China\'s Post-Cheesecake Economy

HONG KONG - The sprawling Chinese economy is hard to read at the best of times. This week, as I wrote here, a flood of data painted a complex picture: shades of gloom (the slowest expansion in years) mixed with nuggets of optimistic - or at least less bad - news (a stabilization in September).

Analysts, left scrambling for metaphors, spiced up their commentary with a mix of old favorites and new creations.

Almost all of them spoke of “bottoming out,” “stabilization,” or both.

The teams at Morgan Stanley and Bank of America Merrill Lynch resorted to the phrase “green shoots.”

Standard Chartered titled its research note “China - A glimmer of dawn.”

UBS dampened any hopes for a V-shaped or U-shaped rebound, and went, instead, for the letter L, saying any rebound would be “modest at best and nothing to write home about.”

And IHS Global Insight in Beijing commented that at least “those fearing a hard landing will be a ble to sleep a little better tonight.”

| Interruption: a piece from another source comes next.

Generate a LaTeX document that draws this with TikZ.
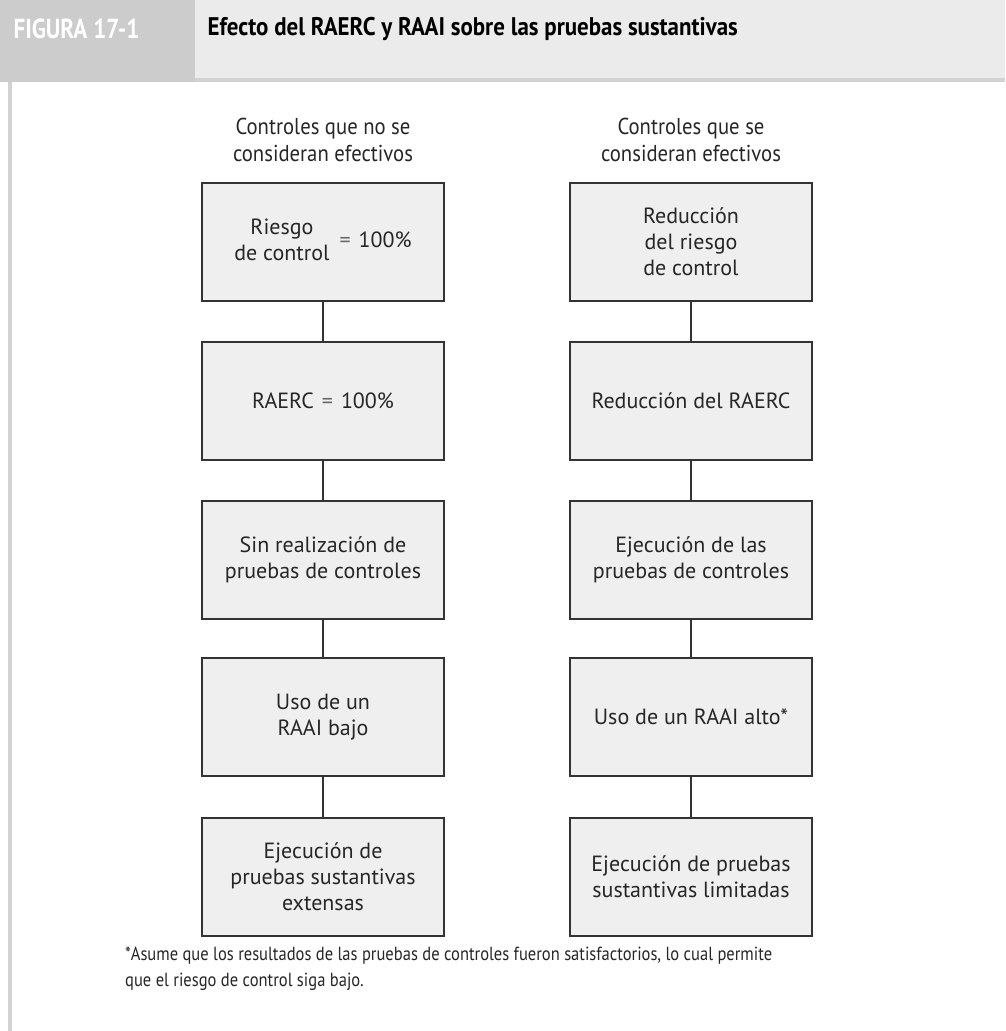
\documentclass[tikz,border=0pt]{standalone}
\usepackage{fontspec}
\setmainfont{PT Sans}
\newfontfamily\condfont[FakeStretch=0.84]{PT Sans}
\newfontfamily\headfont[FakeStretch=0.9]{PT Sans}
\newfontfamily\notefont[FakeStretch=0.87]{PT Sans}
\newfontfamily\titlefont[FakeStretch=0.9]{PT Sans}
\definecolor{boxline}{HTML}{333333}
\definecolor{boxfill}{HTML}{EFEFEF}
\definecolor{headlight}{HTML}{EBEBEB}
\definecolor{headdark}{HTML}{CCCCCC}
\definecolor{rule}{HTML}{D2D2D2}
\begin{document}
\begin{tikzpicture}[x=1pt,y=-1pt,
  box/.style={draw=boxline, line width=1.7, fill=boxfill, minimum width=242, minimum height=118,
    align=center, inner sep=0, font=\fontsize{22}{26}\selectfont, text=black!85},
  link/.style={draw=boxline, line width=1.2},
  colhead/.style={align=center, font=\headfont\fontsize{23}{27}\selectfont, text=black!85},
]
\useasboundingbox (0,0) rectangle (1005,1031);
% header
\fill[headlight] (0,0) rectangle (1005,79);
\fill[rule] (195,78) rectangle (1005,82);
\fill[headdark] (0,0) rectangle (195,82);
\fill[rule] (8,82) rectangle (12,1031);
\node[anchor=west, text=white, font=\condfont\bfseries\fontsize{27.5}{30}\selectfont] (fig) at (10,29) {FIGURA 17-1};
\node[anchor=west, text=black, font=\titlefont\bfseries\fontsize{25.5}{28}\selectfont] (title) at (204,29) {Efecto del RAERC y RAAI sobre las pruebas sustantivas};
% column headers
\node[colhead] (hl) at (323,140) {Controles que no se\\consideran efectivos};
\node[colhead] (hr) at (691,140) {Controles que se\\consideran efectivos};
% left column
\node[box] (l1) at (323,242) {\begin{tabular}{@{}c@{}}Riesgo\\de control\end{tabular}\hspace{10pt}{\color{black!60}=}\hspace{8pt}100\%};
\node[box] (l2) at (323,401) {RAERC\hspace{8pt}{\color{black!60}=}\hspace{8pt}100\%};
\node[box] (l3) at (323,560) {Sin realización de\\pruebas de controles};
\node[box] (l4) at (323,717) {Uso de un\\RAAI bajo};
\node[box] (l5) at (323,877) {Ejecución de\\pruebas sustantivas\\extensas};
% right column
\node[box] (r1) at (691,242) {Reducción\\del riesgo\\de control};
\node[box] (r2) at (691,401) {Reducción del RAERC};
\node[box] (r3) at (691,560) {Ejecución de las\\pruebas de controles};
\node[box] (r4) at (691,717) {Uso de un RAAI alto*};
\node[box] (r5) at (691,877) {Ejecución de pruebas\\sustantivas limitadas};
% connectors
\foreach \a/\b in {l1/l2,l2/l3,l3/l4,l4/l5,r1/r2,r2/r3,r3/r4,r4/r5}
  \draw[link] (\a.south) -- (\b.north);
% footnote
\node[anchor=north west, align=left, font=\notefont\fontsize{19}{26}\selectfont, text=black!85, inner sep=0] (note) at (125,947)
  {*Asume que los resultados de las pruebas de controles fueron satisfactorios, lo cual permite\\que el riesgo de control siga bajo.};
\end{tikzpicture}
\end{document}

Top metaphor marks, though, go to Arthur Kroeber of the analytics firm GK Dragonomics, whose analysis this week of the challenges facing China concluded that the country needed to go on a diet: “For the last decade China enjoyed a delicious and fattening diet of cheesecake. This was all right for a while, but now the risk of arterial sclerosis looms, and a strict corrective regimen of broccoli is called for. It is not as tasty, but much healthier in the long run.”